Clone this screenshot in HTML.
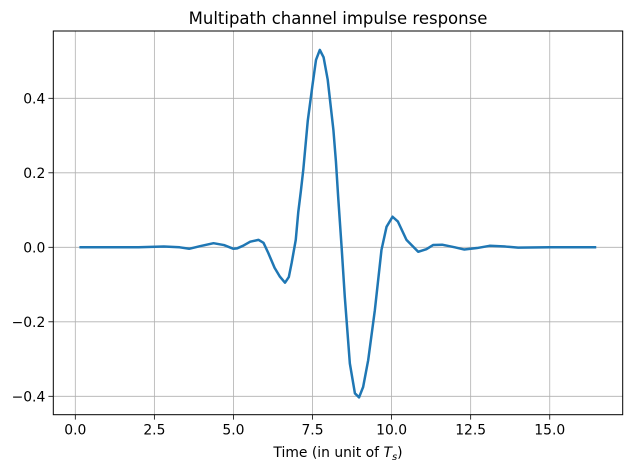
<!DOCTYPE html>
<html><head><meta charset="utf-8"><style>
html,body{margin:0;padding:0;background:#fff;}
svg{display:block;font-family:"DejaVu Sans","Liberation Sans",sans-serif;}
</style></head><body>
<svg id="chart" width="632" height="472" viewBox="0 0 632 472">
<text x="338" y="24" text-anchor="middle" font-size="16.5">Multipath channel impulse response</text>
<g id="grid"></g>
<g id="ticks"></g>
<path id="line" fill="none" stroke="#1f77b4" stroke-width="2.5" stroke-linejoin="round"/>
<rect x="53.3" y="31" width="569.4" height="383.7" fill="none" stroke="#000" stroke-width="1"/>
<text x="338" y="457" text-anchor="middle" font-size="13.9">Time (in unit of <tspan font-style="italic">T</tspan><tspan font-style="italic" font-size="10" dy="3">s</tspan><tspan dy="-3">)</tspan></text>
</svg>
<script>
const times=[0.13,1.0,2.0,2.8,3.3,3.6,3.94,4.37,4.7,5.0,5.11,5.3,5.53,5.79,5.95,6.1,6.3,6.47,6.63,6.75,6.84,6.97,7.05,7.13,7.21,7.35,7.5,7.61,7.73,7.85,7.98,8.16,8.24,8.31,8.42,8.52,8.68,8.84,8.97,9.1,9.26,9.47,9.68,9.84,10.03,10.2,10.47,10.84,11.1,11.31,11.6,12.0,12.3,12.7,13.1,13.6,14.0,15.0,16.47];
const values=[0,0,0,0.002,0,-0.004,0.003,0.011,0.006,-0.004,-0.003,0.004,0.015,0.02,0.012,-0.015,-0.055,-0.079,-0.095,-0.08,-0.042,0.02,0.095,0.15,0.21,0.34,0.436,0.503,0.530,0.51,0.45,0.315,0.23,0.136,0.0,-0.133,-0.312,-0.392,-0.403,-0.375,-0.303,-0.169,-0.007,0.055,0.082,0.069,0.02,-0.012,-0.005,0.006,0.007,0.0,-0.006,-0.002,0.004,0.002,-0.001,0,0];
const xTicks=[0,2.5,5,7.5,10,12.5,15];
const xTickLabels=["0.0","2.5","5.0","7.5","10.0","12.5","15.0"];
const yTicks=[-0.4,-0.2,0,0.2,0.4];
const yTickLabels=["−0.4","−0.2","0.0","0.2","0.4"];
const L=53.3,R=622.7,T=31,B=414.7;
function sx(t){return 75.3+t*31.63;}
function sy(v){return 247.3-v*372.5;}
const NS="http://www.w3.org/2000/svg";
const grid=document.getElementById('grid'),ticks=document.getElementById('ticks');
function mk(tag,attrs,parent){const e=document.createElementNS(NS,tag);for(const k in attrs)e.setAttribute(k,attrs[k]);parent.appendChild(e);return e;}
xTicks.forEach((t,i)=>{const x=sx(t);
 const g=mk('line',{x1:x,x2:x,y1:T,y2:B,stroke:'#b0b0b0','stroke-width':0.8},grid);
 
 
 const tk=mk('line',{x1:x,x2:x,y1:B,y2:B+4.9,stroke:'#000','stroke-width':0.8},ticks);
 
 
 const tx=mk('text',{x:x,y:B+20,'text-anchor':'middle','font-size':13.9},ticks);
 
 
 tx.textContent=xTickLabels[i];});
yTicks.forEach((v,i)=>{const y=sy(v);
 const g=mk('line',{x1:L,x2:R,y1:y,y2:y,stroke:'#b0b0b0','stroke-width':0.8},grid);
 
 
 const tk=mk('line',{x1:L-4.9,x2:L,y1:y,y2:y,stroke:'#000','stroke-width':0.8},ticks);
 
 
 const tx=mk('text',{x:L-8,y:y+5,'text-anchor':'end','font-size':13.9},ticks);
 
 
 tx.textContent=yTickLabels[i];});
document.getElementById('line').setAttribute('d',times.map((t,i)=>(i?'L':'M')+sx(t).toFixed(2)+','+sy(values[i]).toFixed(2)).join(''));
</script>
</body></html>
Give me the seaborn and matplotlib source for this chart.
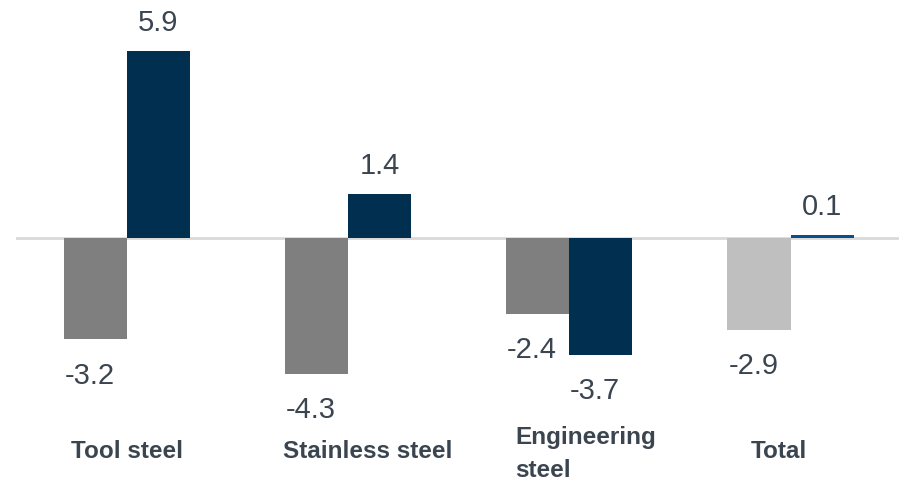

#### GIVEN EXERCISE:
Retype the whole listing exactly and leave the pictures out.

#### ANSWER TO THE PROBLEM:
Clone this screenshot in HTML.
<!DOCTYPE html>
<html><head><meta charset="utf-8"><style>
html,body{margin:0;padding:0;background:#fff;}
svg{display:block;font-family:"DejaVu Sans","Liberation Sans",sans-serif;}
</style></head><body>
<svg id="chart" width="632" height="472" viewBox="0 0 632 472">
<text x="338" y="24" text-anchor="middle" font-size="16.5">Multipath channel impulse response</text>
<g id="grid"></g>
<g id="ticks"></g>
<path id="line" fill="none" stroke="#1f77b4" stroke-width="2.5" stroke-linejoin="round"/>
<rect x="53.3" y="31" width="569.4" height="383.7" fill="none" stroke="#000" stroke-width="1"/>
<text x="338" y="457" text-anchor="middle" font-size="13.9">Time (in unit of <tspan font-style="italic">T</tspan><tspan font-style="italic" font-size="10" dy="3">s</tspan><tspan dy="-3">)</tspan></text>
</svg>
<script>
const times=[0.13,1.0,2.0,2.8,3.3,3.6,3.94,4.37,4.7,5.0,5.11,5.3,5.53,5.79,5.95,6.1,6.3,6.47,6.63,6.75,6.84,6.97,7.05,7.13,7.21,7.35,7.5,7.61,7.73,7.85,7.98,8.16,8.24,8.31,8.42,8.52,8.68,8.84,8.97,9.1,9.26,9.47,9.68,9.84,10.03,10.2,10.47,10.84,11.1,11.31,11.6,12.0,12.3,12.7,13.1,13.6,14.0,15.0,16.47];
const values=[0,0,0,0.002,0,-0.004,0.003,0.011,0.006,-0.004,-0.003,0.004,0.015,0.02,0.012,-0.015,-0.055,-0.079,-0.095,-0.08,-0.042,0.02,0.095,0.15,0.21,0.34,0.436,0.503,0.530,0.51,0.45,0.315,0.23,0.136,0.0,-0.133,-0.312,-0.392,-0.403,-0.375,-0.303,-0.169,-0.007,0.055,0.082,0.069,0.02,-0.012,-0.005,0.006,0.007,0.0,-0.006,-0.002,0.004,0.002,-0.001,0,0];
const xTicks=[0,2.5,5,7.5,10,12.5,15];
const xTickLabels=["0.0","2.5","5.0","7.5","10.0","12.5","15.0"];
const yTicks=[-0.4,-0.2,0,0.2,0.4];
const yTickLabels=["−0.4","−0.2","0.0","0.2","0.4"];
const L=53.3,R=622.7,T=31,B=414.7;
function sx(t){return 75.3+t*31.63;}
function sy(v){return 247.3-v*372.5;}
const NS="http://www.w3.org/2000/svg";
const grid=document.getElementById('grid'),ticks=document.getElementById('ticks');
function mk(tag,attrs,parent){const e=document.createElementNS(NS,tag);for(const k in attrs)e.setAttribute(k,attrs[k]);parent.appendChild(e);return e;}
xTicks.forEach((t,i)=>{const x=sx(t);
 const g=mk('line',{x1:x,x2:x,y1:T,y2:B,stroke:'#b0b0b0','stroke-width':0.8},grid);
 
 
 const tk=mk('line',{x1:x,x2:x,y1:B,y2:B+4.9,stroke:'#000','stroke-width':0.8},ticks);
 
 
 const tx=mk('text',{x:x,y:B+20,'text-anchor':'middle','font-size':13.9},ticks);
 
 
 tx.textContent=xTickLabels[i];});
yTicks.forEach((v,i)=>{const y=sy(v);
 const g=mk('line',{x1:L,x2:R,y1:y,y2:y,stroke:'#b0b0b0','stroke-width':0.8},grid);
 
 
 const tk=mk('line',{x1:L-4.9,x2:L,y1:y,y2:y,stroke:'#000','stroke-width':0.8},ticks);
 
 
 const tx=mk('text',{x:L-8,y:y+5,'text-anchor':'end','font-size':13.9},ticks);
 
 
 tx.textContent=yTickLabels[i];});
document.getElementById('line').setAttribute('d',times.map((t,i)=>(i?'L':'M')+sx(t).toFixed(2)+','+sy(values[i]).toFixed(2)).join(''));
</script>
</body></html>
Give me the seaborn and matplotlib source for this chart.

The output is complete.